** START **

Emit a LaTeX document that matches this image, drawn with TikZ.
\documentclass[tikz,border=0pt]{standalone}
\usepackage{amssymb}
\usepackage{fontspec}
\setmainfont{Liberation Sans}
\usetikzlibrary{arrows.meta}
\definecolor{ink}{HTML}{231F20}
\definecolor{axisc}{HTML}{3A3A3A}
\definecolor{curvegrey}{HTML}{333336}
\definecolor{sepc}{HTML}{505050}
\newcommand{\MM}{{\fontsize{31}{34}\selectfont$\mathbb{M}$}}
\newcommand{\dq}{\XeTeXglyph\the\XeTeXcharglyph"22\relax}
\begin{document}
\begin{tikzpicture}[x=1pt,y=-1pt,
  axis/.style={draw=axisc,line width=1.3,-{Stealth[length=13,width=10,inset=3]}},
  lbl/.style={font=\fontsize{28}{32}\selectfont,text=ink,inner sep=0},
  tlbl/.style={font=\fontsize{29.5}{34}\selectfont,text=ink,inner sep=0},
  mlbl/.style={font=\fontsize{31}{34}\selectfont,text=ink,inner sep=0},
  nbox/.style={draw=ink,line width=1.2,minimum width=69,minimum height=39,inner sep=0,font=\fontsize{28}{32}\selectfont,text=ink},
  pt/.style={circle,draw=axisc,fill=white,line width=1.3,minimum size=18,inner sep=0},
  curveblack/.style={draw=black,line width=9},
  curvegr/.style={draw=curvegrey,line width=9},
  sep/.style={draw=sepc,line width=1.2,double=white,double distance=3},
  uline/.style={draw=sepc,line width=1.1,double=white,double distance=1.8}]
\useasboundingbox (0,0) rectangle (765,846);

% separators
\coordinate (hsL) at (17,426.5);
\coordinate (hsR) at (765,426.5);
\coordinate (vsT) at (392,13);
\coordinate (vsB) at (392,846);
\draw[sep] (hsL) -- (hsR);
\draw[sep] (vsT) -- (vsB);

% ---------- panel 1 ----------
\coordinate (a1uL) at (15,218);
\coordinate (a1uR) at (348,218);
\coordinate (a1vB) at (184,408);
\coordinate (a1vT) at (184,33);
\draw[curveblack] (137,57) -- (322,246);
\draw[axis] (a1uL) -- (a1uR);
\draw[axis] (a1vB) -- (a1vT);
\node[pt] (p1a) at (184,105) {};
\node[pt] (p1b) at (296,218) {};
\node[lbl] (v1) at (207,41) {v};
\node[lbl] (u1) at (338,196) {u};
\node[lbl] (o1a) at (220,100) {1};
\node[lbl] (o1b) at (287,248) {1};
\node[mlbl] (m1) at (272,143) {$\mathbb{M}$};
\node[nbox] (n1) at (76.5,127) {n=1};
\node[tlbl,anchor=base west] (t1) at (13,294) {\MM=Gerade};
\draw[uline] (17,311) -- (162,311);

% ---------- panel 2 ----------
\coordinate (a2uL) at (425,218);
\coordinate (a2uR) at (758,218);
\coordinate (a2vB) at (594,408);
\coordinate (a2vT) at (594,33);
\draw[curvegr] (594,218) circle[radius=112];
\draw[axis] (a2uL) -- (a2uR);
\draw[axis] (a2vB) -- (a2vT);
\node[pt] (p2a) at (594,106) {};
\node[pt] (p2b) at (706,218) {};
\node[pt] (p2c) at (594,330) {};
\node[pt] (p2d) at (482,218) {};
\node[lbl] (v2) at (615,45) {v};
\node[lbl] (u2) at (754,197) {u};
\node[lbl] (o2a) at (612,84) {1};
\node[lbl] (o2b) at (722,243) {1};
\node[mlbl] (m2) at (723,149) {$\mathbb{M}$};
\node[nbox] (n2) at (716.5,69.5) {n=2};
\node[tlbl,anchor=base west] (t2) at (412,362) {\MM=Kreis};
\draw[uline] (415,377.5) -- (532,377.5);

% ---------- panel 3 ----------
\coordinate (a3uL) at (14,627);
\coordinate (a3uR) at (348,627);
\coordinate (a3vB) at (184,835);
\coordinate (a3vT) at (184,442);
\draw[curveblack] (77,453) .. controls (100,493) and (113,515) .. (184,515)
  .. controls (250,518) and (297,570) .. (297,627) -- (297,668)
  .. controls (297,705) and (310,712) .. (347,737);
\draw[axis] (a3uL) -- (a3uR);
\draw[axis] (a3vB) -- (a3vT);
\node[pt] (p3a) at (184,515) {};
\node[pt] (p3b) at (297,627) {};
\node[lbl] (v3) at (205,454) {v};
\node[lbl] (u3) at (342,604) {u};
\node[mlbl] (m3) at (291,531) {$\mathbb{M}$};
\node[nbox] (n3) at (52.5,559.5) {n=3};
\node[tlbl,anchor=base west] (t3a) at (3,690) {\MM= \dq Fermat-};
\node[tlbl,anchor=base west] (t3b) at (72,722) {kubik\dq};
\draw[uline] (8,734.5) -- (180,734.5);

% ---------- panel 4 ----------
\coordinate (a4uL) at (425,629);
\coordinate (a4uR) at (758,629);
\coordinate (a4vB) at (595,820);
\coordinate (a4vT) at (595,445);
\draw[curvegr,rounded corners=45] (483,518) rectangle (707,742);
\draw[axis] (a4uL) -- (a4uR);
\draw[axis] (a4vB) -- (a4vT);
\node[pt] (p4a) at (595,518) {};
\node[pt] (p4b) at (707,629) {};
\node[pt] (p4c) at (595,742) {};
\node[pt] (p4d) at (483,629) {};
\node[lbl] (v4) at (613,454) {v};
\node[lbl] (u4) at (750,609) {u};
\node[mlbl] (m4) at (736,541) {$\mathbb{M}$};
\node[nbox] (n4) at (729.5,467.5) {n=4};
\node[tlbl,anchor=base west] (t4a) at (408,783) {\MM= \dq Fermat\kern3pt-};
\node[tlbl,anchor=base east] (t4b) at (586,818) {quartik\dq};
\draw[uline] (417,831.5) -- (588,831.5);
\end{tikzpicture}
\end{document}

** END **

What you will do: Restate word for word only the lines running from the beginning of the data to the line holding "(0,0) rectangle (765,846);", both included.

Result for this task:
Emit a LaTeX document that matches this image, drawn with TikZ.
\documentclass[tikz,border=0pt]{standalone}
\usepackage{amssymb}
\usepackage{fontspec}
\setmainfont{Liberation Sans}
\usetikzlibrary{arrows.meta}
\definecolor{ink}{HTML}{231F20}
\definecolor{axisc}{HTML}{3A3A3A}
\definecolor{curvegrey}{HTML}{333336}
\definecolor{sepc}{HTML}{505050}
\newcommand{\MM}{{\fontsize{31}{34}\selectfont$\mathbb{M}$}}
\newcommand{\dq}{\XeTeXglyph\the\XeTeXcharglyph"22\relax}
\begin{document}
\begin{tikzpicture}[x=1pt,y=-1pt,
  axis/.style={draw=axisc,line width=1.3,-{Stealth[length=13,width=10,inset=3]}},
  lbl/.style={font=\fontsize{28}{32}\selectfont,text=ink,inner sep=0},
  tlbl/.style={font=\fontsize{29.5}{34}\selectfont,text=ink,inner sep=0},
  mlbl/.style={font=\fontsize{31}{34}\selectfont,text=ink,inner sep=0},
  nbox/.style={draw=ink,line width=1.2,minimum width=69,minimum height=39,inner sep=0,font=\fontsize{28}{32}\selectfont,text=ink},
  pt/.style={circle,draw=axisc,fill=white,line width=1.3,minimum size=18,inner sep=0},
  curveblack/.style={draw=black,line width=9},
  curvegr/.style={draw=curvegrey,line width=9},
  sep/.style={draw=sepc,line width=1.2,double=white,double distance=3},
  uline/.style={draw=sepc,line width=1.1,double=white,double distance=1.8}]
\useasboundingbox (0,0) rectangle (765,846);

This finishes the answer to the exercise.